No matter what business you’re in, chances are you have been impacted one way or another by the recent surge in oil prices. At American Airlines and American Eagle, it is fair to say we have been impacted more than most. As of this writing, the price of jet fuel is near an all-time high. To illustrate the magnitude of the problem, every cent increase in the price of jet fuel — which obviously goes up and down with the price of oil — costs us roughly $33 million annually. At the end of last year, fuel expense represented about 15 percent of our total costs. Today it accounts for nearly 20 percent, making it our second-largest cost item after the wages and benefits we provide our employees.

The price of jet fuel for immediate delivery has increased by nearly 50 percent since last fall, and as a result we will likely pay in the neighborhood of three quarters of a billion dollars more for fuel this year than we did in 2003. For an even more dramatic comparison, if we could somehow roll jet fuel prices back to 1999 levels, we would save close to two billion dollars this year. While this cost challenge is daunting, the real fuel propelling our company’s success has always been the initiative and imagination of our people. And as they always do, the men and women of American and American Eagle are stepping up to the challenge, discovering innovative new ways to reduce the amount of fuel we burn without sacrificing safety or quality service.

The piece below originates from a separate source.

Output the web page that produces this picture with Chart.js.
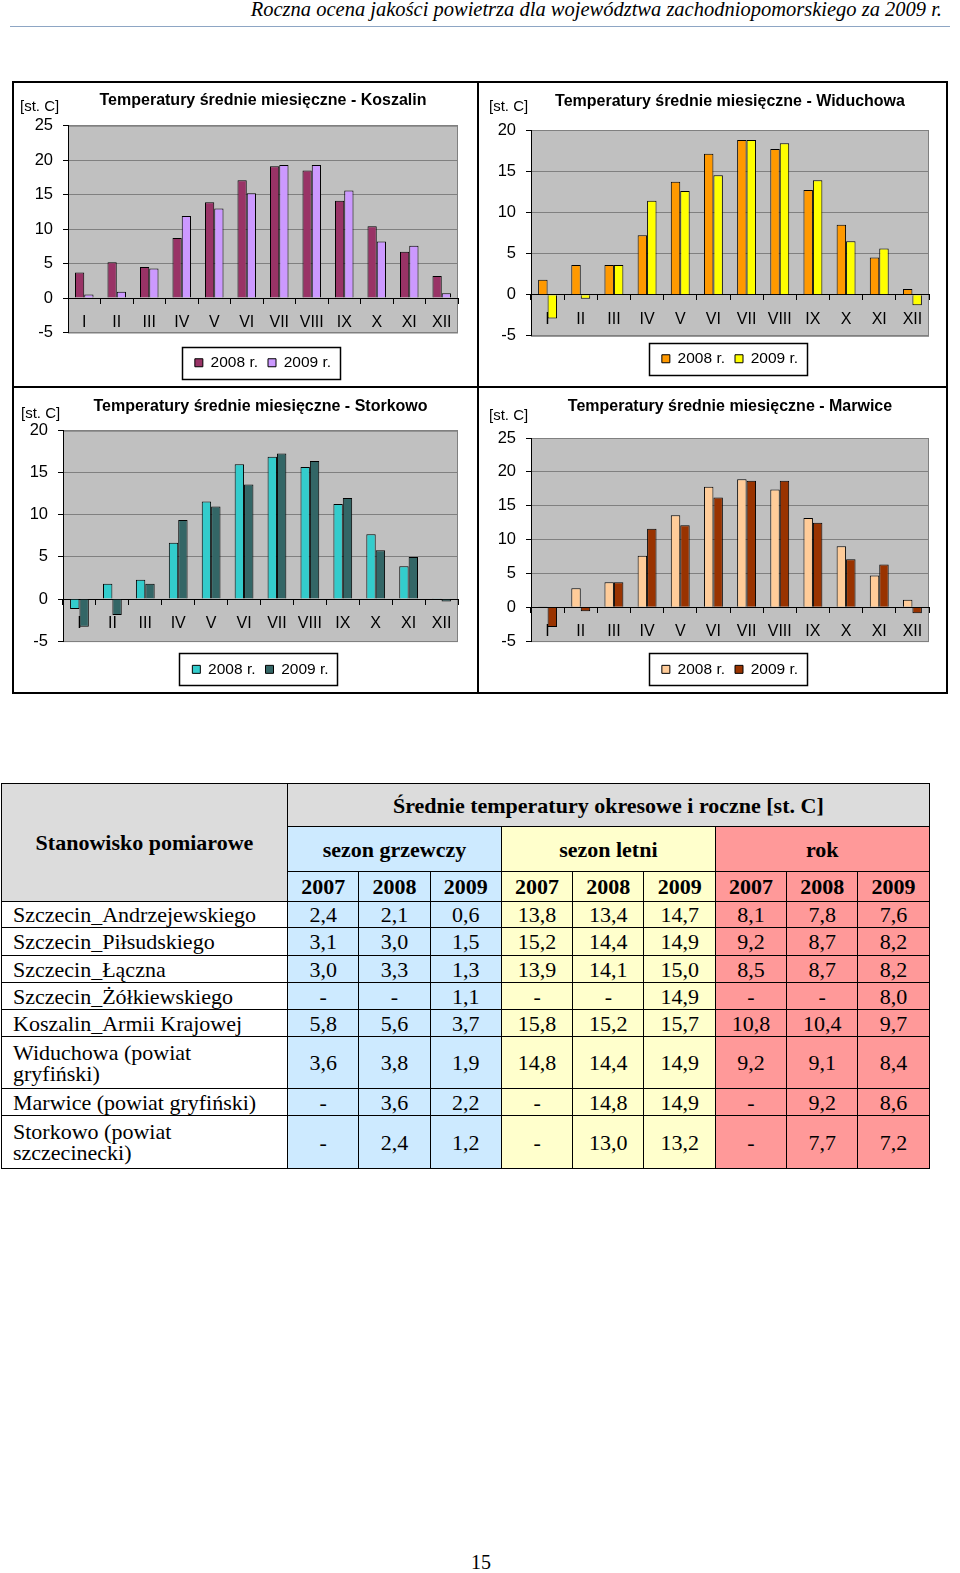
<!DOCTYPE html>
<html lang="pl">
<head>
<meta charset="utf-8">
<script src="https://cdn.jsdelivr.net/npm/chart.js@4.4.1/dist/chart.umd.min.js"></script>
<style>
  body { margin: 0; width: 960px; height: 1573px; position: relative; background: #fff; font-family: "Liberation Sans", Arial, sans-serif; overflow: hidden; }
  .header { position: absolute; right: 18px; top: -2px; font: italic 20.5px "Liberation Serif", "Times New Roman", serif; white-space: nowrap; }
  .hline { position: absolute; left: 10px; top: 26px; width: 940px; height: 0; border-top: 1.5px solid #8ea6c4; }
  .box { position: absolute; background: #000; }
  .panel { position: absolute; }
  .unit { position: absolute; font-size: 15px; line-height: 18px; white-space: nowrap; }
  table { position: absolute; left: 1px; top: 783px; border-collapse: collapse; table-layout: fixed; width: 928px;
          font: 22px/21px "Liberation Serif", "Times New Roman", serif; }
  td { border: 1px solid #000; padding: 0; text-align: center; vertical-align: middle; }
  td.name { text-align: left; padding-left: 11px; white-space: pre-line; background: #fff; }
  .hd { font-weight: bold; background: #dcdcdc; }
  .g { background: #cdeaff; }
  .s { background: #ffffcc; }
  .r { background: #ff9999; }
  .b { font-weight: bold; }
  .page { position: absolute; left: 0; width: 962px; top: 1551px; text-align: center; font: 20px "Liberation Serif", "Times New Roman", serif; }
</style>
</head>
<body>
<div class="header">Roczna ocena jakości powietrza dla województwa zachodniopomorskiego za 2009 r.</div>
<div class="hline"></div>

<div class="panel" style="left:13px; top:82px;"><canvas id="koszalin" width="464" height="303"></canvas></div>
<div class="panel" style="left:479px; top:82px;"><canvas id="widuchowa" width="468" height="303"></canvas></div>
<div class="panel" style="left:13px; top:388px;"><canvas id="storkowo" width="464" height="305"></canvas></div>
<div class="panel" style="left:479px; top:388px;"><canvas id="marwice" width="468" height="305"></canvas></div>

<div class="unit" style="left:20px; top:97px;">[st. C]</div>
<div class="unit" style="left:489px; top:97px;">[st. C]</div>
<div class="unit" style="left:21px; top:404px;">[st. C]</div>
<div class="unit" style="left:489px; top:406px;">[st. C]</div>

<!-- ramki wykresów -->
<div class="box" style="left:12px; top:81px; width:936px; height:2px;"></div>
<div class="box" style="left:12px; top:692px; width:936px; height:2px;"></div>
<div class="box" style="left:12px; top:81px; width:2px; height:613px;"></div>
<div class="box" style="left:946px; top:81px; width:2px; height:613px;"></div>
<div class="box" style="left:477px; top:81px; width:2px; height:613px;"></div>
<div class="box" style="left:12px; top:386px; width:936px; height:2px;"></div>

<table id="tbl"></table>
<div class="page">15</div>

<script>
Chart.defaults.font.family = '"Liberation Sans", Arial, sans-serif';
Chart.defaults.color = '#000';

const months = ['I', 'II', 'III', 'IV', 'V', 'VI', 'VII', 'VIII', 'IX', 'X', 'XI', 'XII'];
const seriesLabels = ['2008 r.', '2009 r.'];

const koszalin2008 = [3.7, 5.2, 4.5, 8.7, 13.9, 17.1, 19.1, 18.5, 14.1, 10.4, 6.7, 3.2];
const koszalin2009 = [0.5, 0.9, 4.3, 11.9, 13.0, 15.2, 19.3, 19.3, 15.6, 8.2, 7.6, 0.7];
const widuchowa2008 = [1.8, 3.6, 3.6, 7.2, 13.7, 17.1, 18.8, 17.7, 12.7, 8.5, 4.5, 0.7];
const widuchowa2009 = [-2.9, -0.5, 3.6, 11.4, 12.6, 14.5, 18.8, 18.4, 13.9, 6.5, 5.6, -1.3];
const storkowo2008 = [-1.2, 1.8, 2.3, 6.7, 11.6, 16.0, 16.9, 15.7, 11.3, 7.7, 3.9, 0.1];
const storkowo2009 = [-3.3, -1.9, 1.8, 9.4, 11.0, 13.6, 17.3, 16.4, 12.0, 5.8, 5.0, -0.3];
const marwice2008 = [0.1, 2.8, 3.7, 7.6, 13.6, 17.8, 18.9, 17.4, 13.2, 9.0, 4.7, 1.1];
const marwice2009 = [-2.9, -0.6, 3.7, 11.6, 12.1, 16.2, 18.7, 18.7, 12.5, 7.1, 6.3, -0.9];

// tabela
const stations = ['Szczecin_Andrzejewskiego', 'Szczecin_Piłsudskiego', 'Szczecin_Łączna', 'Szczecin_Żółkiewskiego',
  'Koszalin_Armii Krajowej', 'Widuchowa (powiat\ngryfiński)', 'Marwice (powiat gryfiński)', 'Storkowo (powiat\nszczecinecki)'];
const tableYears = ['2007', '2008', '2009'];
const heating2007 = [2.4, 3.1, 3.0, null, 5.8, 3.6, null, null];
const heating2008 = [2.1, 3.0, 3.3, null, 5.6, 3.8, 3.6, 2.4];
const heating2009 = [0.6, 1.5, 1.3, 1.1, 3.7, 1.9, 2.2, 1.2];
const summer2007 = [13.8, 15.2, 13.9, null, 15.8, 14.8, null, null];
const summer2008 = [13.4, 14.4, 14.1, null, 15.2, 14.4, 14.8, 13.0];
const summer2009 = [14.7, 14.9, 15.0, 14.9, 15.7, 14.9, 14.9, 13.2];
const year2007 = [8.1, 9.2, 8.5, null, 10.8, 9.2, null, null];
const year2008 = [7.8, 8.7, 8.7, null, 10.4, 9.1, 9.2, 7.7];
const year2009 = [7.6, 8.2, 8.2, 8.0, 9.7, 8.4, 8.6, 7.2];
const rowHeights = [26, 28, 27, 27, 27, 52, 27, 53];

const plotBg = {
  id: 'plotBg',
  beforeDraw(chart) {
    const { ctx, chartArea: a } = chart;
    ctx.save();
    ctx.fillStyle = '#c0c0c0';
    ctx.fillRect(a.left, a.top, a.width, a.height);
    ctx.strokeStyle = '#808080';
    ctx.lineWidth = 1;
    ctx.strokeRect(a.left + 0.5, a.top + 0.5, a.width - 1, a.height);
    ctx.restore();
  }
};

const legendFrame = {
  id: 'legendFrame',
  afterDraw(chart) {
    const boxes = chart.legend.legendHitBoxes;
    if (!boxes.length) return;
    let l = Infinity, r = -Infinity, cy = 0;
    boxes.forEach(b => { l = Math.min(l, b.left); r = Math.max(r, b.left + b.width); cy += b.top + b.height / 2; });
    cy /= boxes.length;
    const ctx = chart.ctx;
    ctx.save();
    ctx.strokeStyle = '#000';
    ctx.lineWidth = 1.5;
    ctx.strokeRect(Math.round(l - 13) + 0.5, Math.round(cy - 16) + 0.5, Math.round(r - l + 22), 32);
    ctx.restore();
  }
};

function makeChart(id, title, d08, d09, c08, c09, yMax, geo) {
  return new Chart(document.getElementById(id), {
    type: 'bar',
    data: {
      labels: months,
      datasets: [
        { label: seriesLabels[0], data: d08, backgroundColor: c08, borderColor: '#000', borderWidth: 1 },
        { label: seriesLabels[1], data: d09, backgroundColor: c09, borderColor: '#000', borderWidth: 1 }
      ]
    },
    options: {
      responsive: false,
      animation: false,
      datasets: { bar: { categoryPercentage: 0.57, barPercentage: 1 } },
      layout: { padding: { top: 0, right: geo.padRight, bottom: geo.lb, left: 0 } },
      scales: {
        y: {
          min: -5, max: yMax,
          ticks: { stepSize: 5, font: { size: 16.5 }, color: '#000', padding: 10 },
          grid: { color: '#808080', tickColor: '#000', tickLength: 5 },
          border: { color: '#000' },
          afterFit: s => { s.width = geo.plotLeft; }
        },
        x: {
          position: { y: 0 },
          grid: { display: true, drawOnChartArea: false, offset: true, tickLength: 5, tickColor: '#000' },
          border: { color: '#000' },
          ticks: { font: { size: 16 }, color: '#000', padding: 10, maxRotation: 0, autoSkip: false },
          afterFit: s => { s.height = 0; }
        }
      },
      plugins: {
        title: {
          display: true, text: title, fullSize: false, color: '#000',
          font: { size: 16, weight: 'bold' }, padding: { top: geo.tpt, bottom: geo.tpb }
        },
        legend: {
          position: 'bottom', fullSize: false,
          labels: { boxWidth: 8, boxHeight: 8, padding: 10, color: '#000', font: { size: 15.5 } },
          title: { display: true, text: '', font: { size: 1, lineHeight: 1 }, padding: { top: geo.ltp, bottom: 0 } }
        },
        tooltip: { enabled: false }
      }
    },
    plugins: [plotBg, legendFrame]
  });
}

makeChart('koszalin', 'Temperatury średnie miesięczne - Koszalin', koszalin2008, koszalin2009,
  '#993366', '#cc99ff', 25, { plotLeft: 55, padRight: 19, tpt: 9.4, tpb: 15.1, ltp: 11.5, lb: 4.5 });
makeChart('widuchowa', 'Temperatury średnie miesięczne - Widuchowa', widuchowa2008, widuchowa2009,
  '#ff9900', '#ffff00', 20, { plotLeft: 52, padRight: 18, tpt: 10.1, tpb: 18.7, ltp: 4.2, lb: 8.5 });
makeChart('storkowo', 'Temperatury średnie miesięczne - Storkowo', storkowo2008, storkowo2009,
  '#33cccc', '#336666', 20, { plotLeft: 50, padRight: 19, tpt: 9.4, tpb: 14.1, ltp: 9.5, lb: 5.9 });
makeChart('marwice', 'Temperatury średnie miesięczne - Marwice', marwice2008, marwice2009,
  '#ffcc99', '#993300', 25, { plotLeft: 52, padRight: 18, tpt: 9.4, tpb: 21.4, ltp: 9.5, lb: 5.9 });

// budowa tabeli
function fmt(v) {
  return v == null ? '-' : v.toFixed(1).replace('.', ',');
}
const groups = [
  { cls: 'g', cols: [heating2007, heating2008, heating2009] },
  { cls: 's', cols: [summer2007, summer2008, summer2009] },
  { cls: 'r', cols: [year2007, year2008, year2009] }
];
let html = '<colgroup><col style="width:286px">' + '<col style="width:71.3px">'.repeat(9) + '</colgroup>';
html += '<tr style="height:43px"><td class="hd" rowspan="3">Stanowisko pomiarowe</td>' +
  '<td class="hd" colspan="9">Średnie temperatury okresowe i roczne [st. C]</td></tr>';
html += '<tr style="height:45px"><td class="g b" colspan="3">sezon grzewczy</td>' +
  '<td class="s b" colspan="3">sezon letni</td><td class="r b" colspan="3">rok</td></tr>';
html += '<tr style="height:30px">';
groups.forEach(g => tableYears.forEach(y => { html += '<td class="' + g.cls + ' b">' + y + '</td>'; }));
html += '</tr>';
stations.forEach((name, i) => {
  html += '<tr style="height:' + rowHeights[i] + 'px"><td class="name">' + name + '</td>';
  groups.forEach(g => g.cols.forEach(col => { html += '<td class="' + g.cls + '">' + fmt(col[i]) + '</td>'; }));
  html += '</tr>';
});
document.getElementById('tbl').innerHTML = html;
</script>
</body>
</html>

One fuel-saving initiative is what we call “single-engine taxi,” whereby we use only one engine to taxi the aircraft to and from the runways and don’t start the second engine until we need it for takeoff. Another effort relates to the power that is necessary to maintain aircraft systems — including avionics, navigation systems, lights, heating and air conditioning — while our airplanes are parked at the gate. More and more, we are able to save fuel by getting the power we need from an electrical source on the ground, instead of the tradi­tional auxiliary power unit (APU). The APU is a small engine that operates on jet fuel, so the less we rely on it to provide power to the aircraft while it is parked, the less fuel we burn. We are also saving money and fuel by pushing aircraft away from the gate with tug trucks instead of engine thrust. As I wrote here a few months ago, unlike other carriers, we do not paint our aircraft. This reduces both weight and fuel consumption, and by polishing our exteriors we reduce drag and further boost the fuel-efficiency of our modern fleet.

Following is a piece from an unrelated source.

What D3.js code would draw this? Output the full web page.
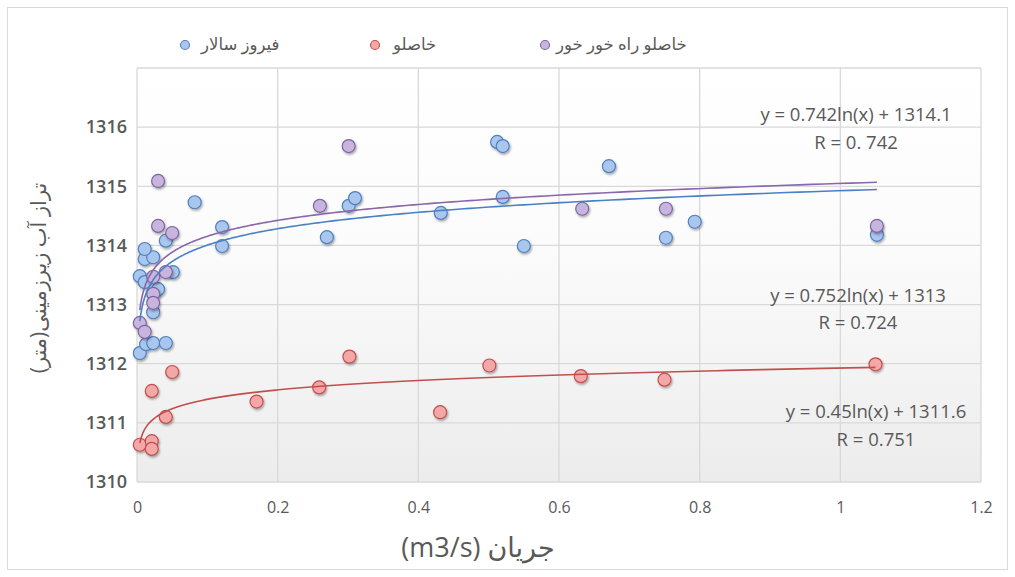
<!DOCTYPE html>
<html>
<head>
<meta charset="utf-8">
<script src="https://cdn.jsdelivr.net/npm/d3@7"></script>
<style>
  html, body { margin: 0; padding: 0; background: #ffffff; }
  svg { display: block; }
</style>
</head>
<body>
<svg id="chart" width="1015" height="577"></svg>
<script>
// Discharge (m3/s) and groundwater level (m) per station group
const firuzX = [0.004, 0.013, 0.023, 0.041, 0.023, 0.030, 0.004, 0.011, 0.051, 0.011, 0.023, 0.011, 0.041, 0.121,
                0.121, 0.082, 0.270, 0.301, 0.310, 0.432, 0.512, 0.520, 0.520, 0.550, 0.671, 0.752, 0.793, 1.052];
const firuzY = [1312.18, 1312.33, 1312.35, 1312.35, 1312.87, 1313.26, 1313.48, 1313.38, 1313.55, 1313.77, 1313.80, 1313.94, 1314.08, 1313.99,
                1314.31, 1314.73, 1314.14, 1314.67, 1314.80, 1314.55, 1315.75, 1315.68, 1314.82, 1313.99, 1315.34, 1314.13, 1314.40, 1314.18];

const khasluX = [0.004, 0.021, 0.021, 0.021, 0.041, 0.050, 0.170, 0.259, 0.302, 0.431, 0.501, 0.631, 0.750, 1.050];
const khasluY = [1310.63, 1311.54, 1310.69, 1310.56, 1311.10, 1311.86, 1311.36, 1311.60, 1312.12, 1311.18, 1311.97, 1311.79, 1311.73, 1311.99];

const khorX = [0.030, 0.030, 0.050, 0.023, 0.041, 0.023, 0.023, 0.004, 0.011, 0.301, 0.260, 0.633, 0.752, 1.052];
const khorY = [1315.09, 1314.33, 1314.21, 1313.47, 1313.55, 1313.18, 1313.03, 1312.69, 1312.54, 1315.68, 1314.67, 1314.62, 1314.62, 1314.33];

const seriesNames = ["فیروز سالار", "خاصلو", "خاصلو راه خور خور"];

const xTicks = [0, 0.2, 0.4, 0.6, 0.8, 1, 1.2];
const yTicks = [1310, 1311, 1312, 1313, 1314, 1315, 1316];
const yGrid = [1310, 1311, 1312, 1313, 1314, 1315, 1316, 1317];

// Trendline captions as printed on the chart
const eqLabels = ["y = 0.742ln(x) + 1314.1", "y = 0.752ln(x) + 1313", "y = 0.45ln(x) + 1311.6"];
const rLabels = ["R = 0. 742", "R = 0.724", "R = 0.751"];

const xTitle = "جریان (m3/s)";
const yTitle = "تراز آب زیرزمینی(متر)";

const series = [
  { name: seriesNames[0], xs: firuzX, ys: firuzY, fill: "#a8c6ee", stroke: "#4f81bd", line: "#4a80c6" },
  { name: seriesNames[1], xs: khasluX, ys: khasluY, fill: "#f3a7a6", stroke: "#c0504d", line: "#c0504d" },
  { name: seriesNames[2], xs: khorX, ys: khorY, fill: "#c8b5de", stroke: "#8064a2", line: "#8a66aa" }
];

const svg = d3.select("#chart");
const plot = { left: 137, right: 981, top: 68, bottom: 482 };

const x = d3.scaleLinear().domain([0, 1.2]).range([plot.left, plot.right]);
const y = d3.scaleLinear().domain([1310, 1317]).range([plot.bottom, plot.top]);

const defs = svg.append("defs");
const grad = defs.append("linearGradient").attr("id", "plotBg")
  .attr("x1", 0).attr("y1", 0).attr("x2", 0).attr("y2", 1);
grad.append("stop").attr("offset", "0%").attr("stop-color", "#ffffff");
grad.append("stop").attr("offset", "45%").attr("stop-color", "#fbfbfb");
grad.append("stop").attr("offset", "100%").attr("stop-color", "#ececec");

const shadow = defs.append("filter").attr("id", "dropShadow")
  .attr("x", "-50%").attr("y", "-50%").attr("width", "200%").attr("height", "200%");
shadow.append("feDropShadow").attr("dx", 1).attr("dy", 1.6).attr("stdDeviation", 1.2)
  .attr("flood-color", "#000").attr("flood-opacity", 0.35);

// Outer chart frame
svg.append("rect").attr("x", 7.5).attr("y", 7.5).attr("width", 1000).attr("height", 562)
  .attr("fill", "#ffffff").attr("stroke", "#d9d9d9").attr("stroke-width", 1);

// Plot area background
svg.append("rect")
  .attr("x", plot.left).attr("y", plot.top)
  .attr("width", plot.right - plot.left).attr("height", plot.bottom - plot.top)
  .attr("fill", "url(#plotBg)");

// Gridlines
const grid = svg.append("g").attr("stroke", "#d9d9d9").attr("stroke-width", 1.3);
grid.selectAll("line.h").data(yGrid).join("line")
  .attr("x1", plot.left).attr("x2", plot.right)
  .attr("y1", d => y(d)).attr("y2", d => y(d));
grid.selectAll("line.v").data(xTicks).join("line")
  .attr("x1", d => x(d)).attr("x2", d => x(d))
  .attr("y1", plot.top).attr("y2", plot.bottom);

// Axes
const fontFam = "'Open Sans', 'Noto Sans', 'DejaVu Sans', sans-serif";
const xAxis = svg.append("g").attr("transform", `translate(0,${plot.bottom})`)
  .call(d3.axisBottom(x).tickValues(xTicks).tickSize(0).tickPadding(20).tickFormat(d3.format("")));
const yAxis = svg.append("g").attr("transform", `translate(${plot.left},0)`)
  .call(d3.axisLeft(y).tickValues(yTicks).tickSize(0).tickPadding(10).tickFormat(d3.format("d")));
[xAxis, yAxis].forEach(a => {
  a.select(".domain").remove();
  a.selectAll("text").attr("fill", "#595959").attr("font-family", fontFam);
});
xAxis.selectAll("text").attr("font-size", 16);
yAxis.selectAll("text").attr("font-size", 18).attr("font-weight", 600);

// Scatter markers
series.forEach(s => {
  svg.append("g").attr("filter", "url(#dropShadow)")
    .selectAll("circle").data(d3.zip(s.xs, s.ys)).join("circle")
    .attr("cx", d => x(d[0])).attr("cy", d => y(d[1])).attr("r", 6.5)
    .attr("fill", s.fill).attr("stroke", s.stroke).attr("stroke-width", 1.2);
});

// Logarithmic least-squares trendlines
function logFit(xs, ys) {
  const lx = xs.map(Math.log);
  const mx = d3.mean(lx), my = d3.mean(ys);
  let sxy = 0, sxx = 0;
  lx.forEach((v, i) => { sxy += (v - mx) * (ys[i] - my); sxx += (v - mx) * (v - mx); });
  const a = sxy / sxx;
  return { a, b: my - a * mx };
}
series.forEach(s => {
  const f = logFit(s.xs, s.ys);
  const [lo, hi] = d3.extent(s.xs);
  const pts = d3.range(0, 301).map(i => {
    const xv = lo * Math.pow(hi / lo, i / 300);
    return [xv, f.a * Math.log(xv) + f.b];
  });
  svg.append("path").datum(pts)
    .attr("d", d3.line().x(d => x(d[0])).y(d => y(d[1])))
    .attr("fill", "none").attr("stroke", s.line).attr("stroke-width", 1.6);
});

// Trendline captions
const capPos = [[856, 121, 149], [858, 302, 329], [876, 418, 446]];
capPos.forEach((p, i) => {
  svg.append("text").attr("x", p[0]).attr("y", p[1]).attr("text-anchor", "middle")
    .attr("font-family", fontFam).attr("font-size", 18.5).attr("fill", "#595959").text(eqLabels[i]);
  svg.append("text").attr("x", p[0]).attr("y", p[2]).attr("text-anchor", "middle")
    .attr("font-family", fontFam).attr("font-size", 18.5).attr("fill", "#595959").text(rLabels[i]);
});

// Legend
const legendPos = [[185, 201], [375, 393], [545, 556]];
series.forEach((s, i) => {
  svg.append("circle").attr("cx", legendPos[i][0]).attr("cy", 45).attr("r", 4.5)
    .attr("fill", s.fill).attr("stroke", s.stroke).attr("stroke-width", 1.1);
  svg.append("text").attr("x", legendPos[i][1]).attr("y", 50).attr("text-anchor", "start")
    .attr("font-family", fontFam).attr("font-size", 16.5).attr("fill", "#595959").text(s.name);
});

// Axis titles
svg.append("text").attr("x", 478).attr("y", 557).attr("text-anchor", "middle")
  .attr("direction", "rtl").attr("font-family", fontFam).attr("font-size", 27)
  .attr("fill", "#595959").text(xTitle);
svg.append("text").attr("transform", "translate(46,278) rotate(-90)").attr("text-anchor", "middle")
  .attr("direction", "rtl").attr("font-family", fontFam).attr("font-size", 21)
  .attr("fill", "#595959").text(yTitle);
</script>
</body>
</html>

One of the most important things we can do to conserve fuel is make sure we are carrying an appropriate amount of it on each flight. While at first glance this may not seem like a big deal, consider that on a 10-hour flight to Tokyo, an American aircraft burns 30 percent of the fuel that is onboard just to carry the weight of the fuel needed for the flight. So for every 1,000 gallons of fuel we load onto the aircraft, 300 gallons are consumed just to carry that fuel. Then consider that American refuels its aircraft 75,000 times per month. Loading the right amount of fuel on each flight is obviously very important. Fortunately, our pilots and dispatchers use the most modern weather forecasting systems available. These systems enable us to plan each flight using a route with the most favorable winds and the least amount of turbulence or bad weather. They are also able to accurately forecast the weather a given flight is most likely to encounter upon landing.

At the end of the day, the fuel issue is but one piece of the broader, ongoing challenge of making our airline run as safely, efficiently, and comfortably as possible. With luck, we will all get some relief from high fuel prices in the months to come. Fortunately for us, our success is tied less to luck than to the talent and imagination of our people. I am eternally grateful for their efforts, and all of us are grateful that you have chosen to fly with us today. Thanks, and have a great trip!